In realtà avevo scritto un film corale su più persone confrontate alla problematica del segreto, alla questione del dire e non dire. Una di queste storie trattava delle prove su scena. Mi sono reso conto che è ciò che mi interessava veramente. Queste prove si facevano attorno ad un elemento molto drammatico il che mi portava verso un film totalmente drammatico. Non so come mi è venuto, ma mi sono detto «e se avessero tutti voglia di essere ballerini di commedie musicali ?». In questo modo potevo inserire una o due scene cantate e ballate, e hop, la trama è arrivata.

Filmare in Panavision è abbastanza raro in Belgio.
Il fatto è che siamo in coproduzione con gli inglesi. Il capo operatore [Tony Pierce Robert] è inglese, così come una parte del materiale. Gli inglesi hanno due telecamere, il che non è nelle mie abitudini.
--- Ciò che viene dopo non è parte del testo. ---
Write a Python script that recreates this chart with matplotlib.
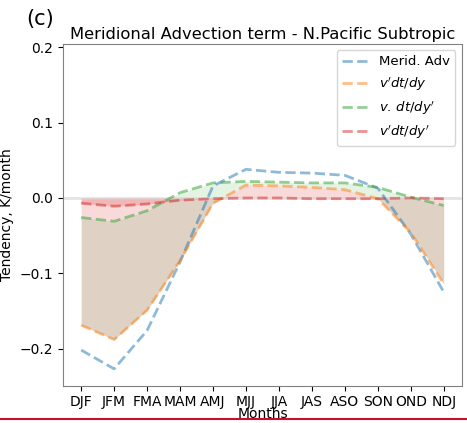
import numpy as np
import matplotlib
matplotlib.use('Agg')
import matplotlib.pyplot as plt
from matplotlib.lines import Line2D

months = ['DJF', 'JFM', 'FMA', 'MAM', 'AMJ', 'MJJ', 'JJA', 'JAS', 'ASO', 'SON', 'OND', 'NDJ']
merid_adv = [-0.202, -0.227, -0.176, -0.085, 0.016, 0.038, 0.034, 0.033, 0.030, 0.013, -0.048, -0.125]
vp_dtdy = [-0.169, -0.188, -0.149, -0.083, -0.007, 0.017, 0.016, 0.014, 0.011, -0.001, -0.046, -0.114]
vbar_dtpdy = [-0.026, -0.031, -0.017, 0.007, 0.020, 0.022, 0.021, 0.020, 0.020, 0.014, 0.001, -0.010]
vp_dtpdy = [-0.007, -0.011, -0.008, -0.003, -0.001, 0.000, 0.000, -0.001, -0.001, -0.001, 0.000, -0.001]

x = np.arange(len(months))

fig = plt.figure(figsize=(4.67, 4.23), dpi=100)
ax = fig.add_axes([0.135, 0.087, 0.854, 0.81])

ax.axhline(0, color='lightgray', lw=2, alpha=0.6)
ax.plot(x, merid_adv, '--', color='C0', lw=2, alpha=0.5, label='Merid. Adv')
ax.plot(x, vp_dtdy, '--', color='C1', lw=2, alpha=0.5, label="$v'dt/dy$")
ax.plot(x, vbar_dtpdy, '--', color='C2', lw=2, alpha=0.5, label="$v.\\,dt/dy'$")
ax.plot(x, vp_dtpdy, '--', color='C3', lw=2, alpha=0.5, label="$v'dt/dy'$")

ax.fill_between(x, 0, vp_dtdy, color='C3', alpha=0.17, lw=0)
ax.fill_between(x, vp_dtdy, vbar_dtpdy, color='C2', alpha=0.12, lw=0)
ax.fill_between(x, 0, vp_dtpdy, color='C3', alpha=0.2, lw=0)

ax.set_xticks(x)
ax.set_xticklabels(months, fontsize=10)
ax.set_yticks([-0.2, -0.1, 0.0, 0.1, 0.2])
ax.tick_params(axis='y', labelsize=10)
ax.tick_params(axis='x', pad=2.5)
ax.set_ylim(-0.25, 0.205)
ax.set_xlim(-0.55, 11.55)
ax.set_xlabel('Months', fontsize=10, labelpad=-1)
ax.set_ylabel('Tendency, K/month', fontsize=10)
ax.set_title('Meridional Advection term - N.Pacific Subtropic', fontsize=11.8, pad=3)
for s in ax.spines.values():
    s.set_color('gray')
ax.legend(loc='upper right', fontsize=9.5)

fig.text(0.057, 0.94, '(c)', fontsize=15)
fig.add_artist(Line2D([0, 1], [0.009, 0.009], color='#c8102e', lw=1.5, transform=fig.transFigure))

fig.savefig('out.png', dpi=100)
Ma le abbiamo utilizzate per filmare i balli in modo da avere delle sequenze larghe e allo stesso tempo serrate, per non stancare gli attori che ballano.

Come hai immaginato la musica nel film?
L’idea non era di rendere un omaggio esplicito a Porter, Gershwin o ad autori del genere, ma di lavorare su musiche che hanno colpito i personaggi in ogni epoca, dato che ci sono più generazioni. Ci voleva un lavoro di adattamento. L’anno scorso ho ascoltato il disco di "Nouvelle Vague", un gruppo dietro il quale si nasconde Marc Collin e ho molto apprezzato il loro adattamento degli anni ’80. Tenendo conto che François, il protagonista, ha 20 anni negli anni 80/90, abbiamo cercato insieme a Marc le canzoni che andavano a quell’epoca e ne abbiamo scelto un certo numero. Sono molto contento di questo aspetto del film nel quale il tip tap diventa una cosa molto attuale. Il tip tap non è altro che percussione, ritmo.